■ Goal of the exercise ■
In your copy, include every line of the listing below exactly but none of the pictures.

■ Material provided ■
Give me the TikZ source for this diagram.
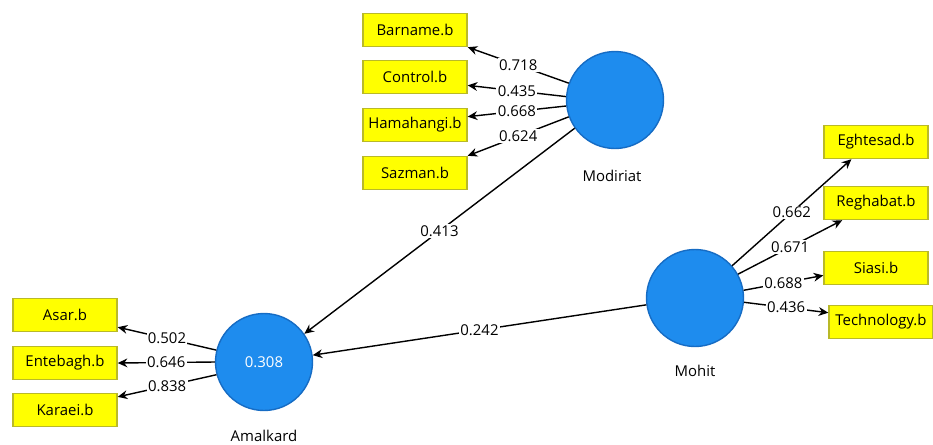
\documentclass[tikz,border=0pt]{standalone}
\usepackage{fontspec}
\setmainfont{Open Sans}
\usepackage{tikz}
\usetikzlibrary{shapes.geometric, arrows, arrows.meta}
\definecolor{plsblue}{RGB}{30,140,238}
\definecolor{plsedge}{RGB}{22,108,196}
\definecolor{plsyellow}{RGB}{255,255,0}
\definecolor{plsolive}{RGB}{185,185,40}
\tikzstyle{arrow} = [->,>={Stealth[length=5.5pt,width=5pt]},line width=0.8pt]
\tikzstyle{latent} = [circle,fill=plsblue,draw=plsedge,line width=0.8pt,minimum size=1.94cm,inner sep=0pt,text=white,font=\fontsize{8.5}{10}\selectfont]
\tikzstyle{indicator} = [rectangle,fill=plsyellow,draw=plsolive,line width=0.8pt,minimum width=2.08cm,minimum height=0.66cm,inner sep=2pt,font=\fontsize{8.5}{10}\selectfont]
\tikzstyle{weight} = [fill=white,inner sep=0.8pt,font=\fontsize{8.5}{10}\selectfont]
\tikzstyle{latname} = [inner sep=1pt,font=\fontsize{8.5}{10}\selectfont]

\begin{document}
\begin{tikzpicture}[x=0.02cm,y=-0.02cm]
    \useasboundingbox (0,0) rectangle (933,444);
    % latent variables
    \node[latent] (mod) at (615,100) {};
    \node[latent] (amal) at (264,362) {0.308};
    \node[latent] (moh) at (695,298) {};
    \node[latname] (modname) at (612,176) {Modiriat};
    \node[latname] (amalname) at (264,436) {Amalkard};
    \node[latname] (mohname) at (695,371) {Mohit};
    % indicators
    \node[indicator] (barname) at (415,30) {Barname.b};
    \node[indicator] (control) at (415,77) {Control.b};
    \node[indicator] (hamahangi) at (415,125) {Hamahangi.b};
    \node[indicator] (sazman) at (415,173) {Sazman.b};
    \node[indicator] (asar) at (65,315) {Asar.b};
    \node[indicator] (entebagh) at (65,363) {Entebagh.b};
    \node[indicator] (karaei) at (65,410) {Karaei.b};
    \node[indicator] (eghtesad) at (876,142) {Eghtesad.b};
    \node[indicator] (reghabat) at (876,203) {Reghabat.b};
    \node[indicator] (siasi) at (876,268) {Siasi.b};
    \node[indicator] (technology) at (881,322) {Technology.b};
    % outer loadings
    \draw[arrow] (mod.160) -- node[weight] {0.718} (barname.south east);
    \draw[arrow] (mod.176) -- node[weight] {0.435} (control.-9);
    \draw[arrow] (mod.187) -- node[weight] {0.668} (hamahangi.9);
    \draw[arrow] (mod.200) -- node[weight] {0.624} (sazman.north east);
    \draw[arrow] (amal.166) -- node[weight] {0.502} (asar.-13);
    \draw[arrow] (amal.180) -- node[weight] {0.646} (entebagh.east);
    \draw[arrow] (amal.195) -- node[weight] {0.838} (karaei.14);
    \draw[arrow] (moh.41) -- node[weight] {0.662} (eghtesad.215);
    \draw[arrow] (moh.29) -- node[weight] {0.671} (reghabat.207);
    \draw[arrow] (moh.9) -- node[weight] {0.688} (siasi.188);
    \draw[arrow] (moh.-5) -- node[weight] {0.436} (technology.170);
    % path coefficients
    \draw[arrow] (mod.215) -- node[weight] {0.413} (amal.35);
    \draw[arrow] (moh.188) -- node[weight] {0.242} (amal.8);
\end{tikzpicture}
\end{document}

■ Result ■
Give me the TikZ source for this diagram.
\documentclass[tikz,border=0pt]{standalone}
\usepackage{fontspec}
\setmainfont{Open Sans}
\usepackage{tikz}
\usetikzlibrary{shapes.geometric, arrows, arrows.meta}
\definecolor{plsblue}{RGB}{30,140,238}
\definecolor{plsedge}{RGB}{22,108,196}
\definecolor{plsyellow}{RGB}{255,255,0}
\definecolor{plsolive}{RGB}{185,185,40}
\tikzstyle{arrow} = [->,>={Stealth[length=5.5pt,width=5pt]},line width=0.8pt]
\tikzstyle{latent} = [circle,fill=plsblue,draw=plsedge,line width=0.8pt,minimum size=1.94cm,inner sep=0pt,text=white,font=\fontsize{8.5}{10}\selectfont]
\tikzstyle{indicator} = [rectangle,fill=plsyellow,draw=plsolive,line width=0.8pt,minimum width=2.08cm,minimum height=0.66cm,inner sep=2pt,font=\fontsize{8.5}{10}\selectfont]
\tikzstyle{weight} = [fill=white,inner sep=0.8pt,font=\fontsize{8.5}{10}\selectfont]
\tikzstyle{latname} = [inner sep=1pt,font=\fontsize{8.5}{10}\selectfont]

\begin{document}
\begin{tikzpicture}[x=0.02cm,y=-0.02cm]
    \useasboundingbox (0,0) rectangle (933,444);
    % latent variables
    \node[latent] (mod) at (615,100) {};
    \node[latent] (amal) at (264,362) {0.308};
    \node[latent] (moh) at (695,298) {};
    \node[latname] (modname) at (612,176) {Modiriat};
    \node[latname] (amalname) at (264,436) {Amalkard};
    \node[latname] (mohname) at (695,371) {Mohit};
    % indicators
    \node[indicator] (barname) at (415,30) {Barname.b};
    \node[indicator] (control) at (415,77) {Control.b};
    \node[indicator] (hamahangi) at (415,125) {Hamahangi.b};
    \node[indicator] (sazman) at (415,173) {Sazman.b};
    \node[indicator] (asar) at (65,315) {Asar.b};
    \node[indicator] (entebagh) at (65,363) {Entebagh.b};
    \node[indicator] (karaei) at (65,410) {Karaei.b};
    \node[indicator] (eghtesad) at (876,142) {Eghtesad.b};
    \node[indicator] (reghabat) at (876,203) {Reghabat.b};
    \node[indicator] (siasi) at (876,268) {Siasi.b};
    \node[indicator] (technology) at (881,322) {Technology.b};
    % outer loadings
    \draw[arrow] (mod.160) -- node[weight] {0.718} (barname.south east);
    \draw[arrow] (mod.176) -- node[weight] {0.435} (control.-9);
    \draw[arrow] (mod.187) -- node[weight] {0.668} (hamahangi.9);
    \draw[arrow] (mod.200) -- node[weight] {0.624} (sazman.north east);
    \draw[arrow] (amal.166) -- node[weight] {0.502} (asar.-13);
    \draw[arrow] (amal.180) -- node[weight] {0.646} (entebagh.east);
    \draw[arrow] (amal.195) -- node[weight] {0.838} (karaei.14);
    \draw[arrow] (moh.41) -- node[weight] {0.662} (eghtesad.215);
    \draw[arrow] (moh.29) -- node[weight] {0.671} (reghabat.207);
    \draw[arrow] (moh.9) -- node[weight] {0.688} (siasi.188);
    \draw[arrow] (moh.-5) -- node[weight] {0.436} (technology.170);
    % path coefficients
    \draw[arrow] (mod.215) -- node[weight] {0.413} (amal.35);
    \draw[arrow] (moh.188) -- node[weight] {0.242} (amal.8);
\end{tikzpicture}
\end{document}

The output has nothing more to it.